Azerbaijani composer

Soltan Ismayil oghlu Hajibeyov (Note:
- Soltan İsmayıl oğlu Hacıbəyov
- Султан Исмаил оглы Гаджибеков
) (5 May 1919 – 19 September 1974) was an Azerbaijani and Soviet composer. He was awarded the People's Artist of the USSR on 26 July 1973.

== Biography ==
Soltan Hajibeyov was born 5 May 1919 in Shusha, Russian Empire. He was Uzeyir Hajibeyov's cousin. Hajibeyov was a composer who contributed greatly to the formation of the national symphonic music of Azerbaijan. He authored a ballet "Gulshen" (1950), a musical comedy "Red rose" (1940), two symphonies (1944, 1946), "Karavan" (1945), a children's opera "Iskander and a shepherd" (1947) and an overture named Bayram.

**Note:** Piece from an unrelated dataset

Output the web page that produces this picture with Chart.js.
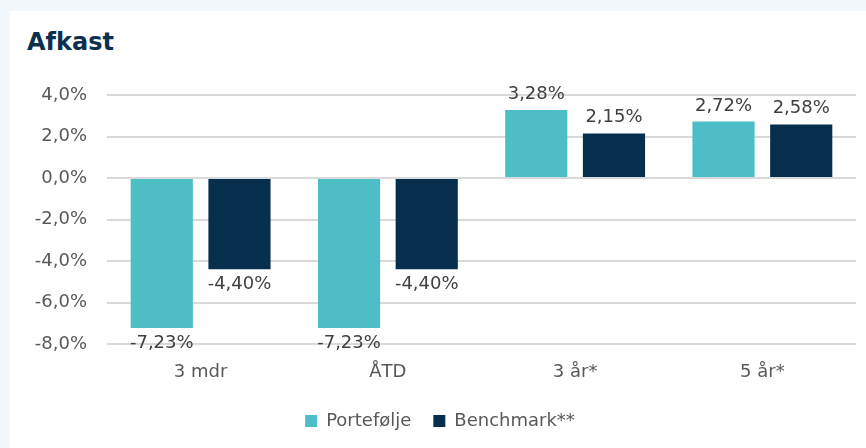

Hajibeyov was the Rector of Azerbaijan State Conservatory (now Baku Academy of Music) from 1969 to 1974. He received the Stalin Prize of second degree in 1952 for his ballet "Gulshen" and was awarded the title of People's Artist of the USSR in 1973.

Hajibeyov died on 19 September 1974, in Baku, Azerbaijan SSR, Soviet Union.